Los hilos largos de un botón
A partir de una caja de botones que heredó de su madre, la autora de Una suerte pequeña reconstruye una sutil memoria de lo cotidiano
Claudia Piñeiro abre la caja de botones que heredó de su madre y aparece un mundo. Mejor, fragmentos de lo que ha sido un mundo: un mar de botones de todo tipo y tamaño. Los hay grandes y pequeños, redondos y cuadrados, de nácar o forrados en tela. Tienen los colores más variados, pero la larga convivencia en esa caja de cartón los ha igualado. Parecen caracoles marinos olvidados en la arena del tiempo. Sin embargo, en algún momento todos han prestado servicio. Y todos tienen una historia. “Este es de un tapado de astracán que mi madre se ponía en las salidas importantes”, dice Claudia. Exhibe un botón beige de superficie rugosa, redondeado en la punta. Habla sin sentimentalismos, con ánimo clasificatorio, tal como un arqueólogo describiría las piezas de porcelana de una civilización antigua a partir de los restos de un plato.
Devuelve ese botón al mar indiferenciado de la caja y pesca otro. Éste es pequeño, de tonos anaranjados. Pertenecía a un vestido que su madre le hizo a los 10 años. Claudia mira el botón, pero en verdad sus ojos ven aquel solero que tanto quiso y, por añadidura, una escena de su infancia. Le encantaba ponérselo para las módicas salidas que le tocaban en suerte a esa edad. Por ejemplo, al club Burzaco, donde iban a bañarse a la pileta en las tardes ardientes del verano.
Al mirar ese botón también ve a su madre. Inclinada sobre la mesa de la cocina, María Josefina, a quien llamaban Cuca, recorta moldes de papel de diario y traza líneas de tiza sobre la tela, con una pila de revistas Burda al costado. Aparecen también el costurero, las agujas, un ramillete de dedales. La Singer estaba en casa de la abuela, al lado. Con ese arsenal, Cuca hacía la mayor parte de la ropa que vestían los miembros de la familia, incluidos los guardapolvos de colegio.

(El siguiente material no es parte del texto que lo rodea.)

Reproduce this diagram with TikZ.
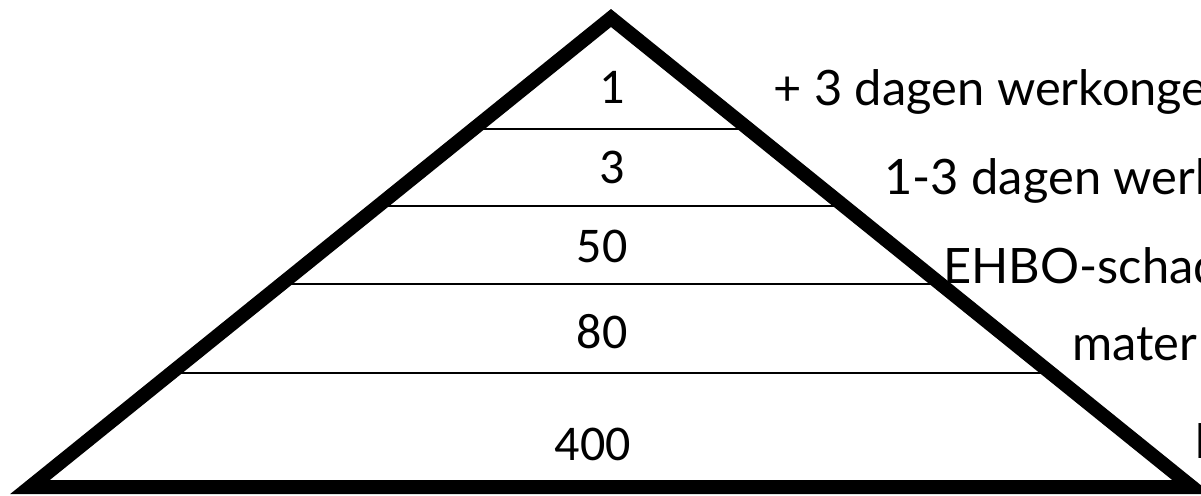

La caja de botones, que entonces pasaba más tiempo abierta que cerrada, tenía vida propia. Durante décadas, de allí entraron y salieron en forma continua una incontable cantidad de piezas. Cuca juntaba las que podía, por las dudas. Y no rechazaba nada. Allí fueron a dar, por ejemplo, los botones que había reunido Octavia, una prima soltera, española, que murió inesperadamente en un accidente. Los botones no se perdían. “Como buena inmigrante, mi madre guardaba todo para el día en que hiciera falta. Nada se tira.” ¿Habrá imaginado Cuca que esa caja de primeros auxilios un día le permitiría a su hija reconstruir la historia familiar a partir de la ropa que llevaban?
“Este botón marrón es de una campera que mamá le regaló a papá cuando eran novios”, muestra Claudia. Y cuenta que de chica ella quiso estudiar corte y confección, como sus amigas, pero su padre la instó a estudiar idiomas o cualquier otra cosa que no acabara confinándola a una vida enteramente doméstica. Hoy sus habilidades le permitirían hacer un dobladillo o coser un botón, pero no mucho más. Desde temprano se ha inclinado por otros hilos: aquellos con que se tejen las historias. “En la escritura, la imagen que aparece es como una madeja de lana. Para que la historia se desarrolle, hay que tirar del hilo.”
Hoy estos botones tiran del hilo de la memoria. Pero Claudia no los guardó por ese motivo tras la muerte de Cuca. La movían, en verdad, las mismas razones que habían movido a su madre: el sentido práctico. Para algo iban a servir. Por ejemplo, para que sus hijos hicieran un collage en el colegio. Pero ahí siguen los botones, fragmentos imperecederos de una secreta arqueología familiar.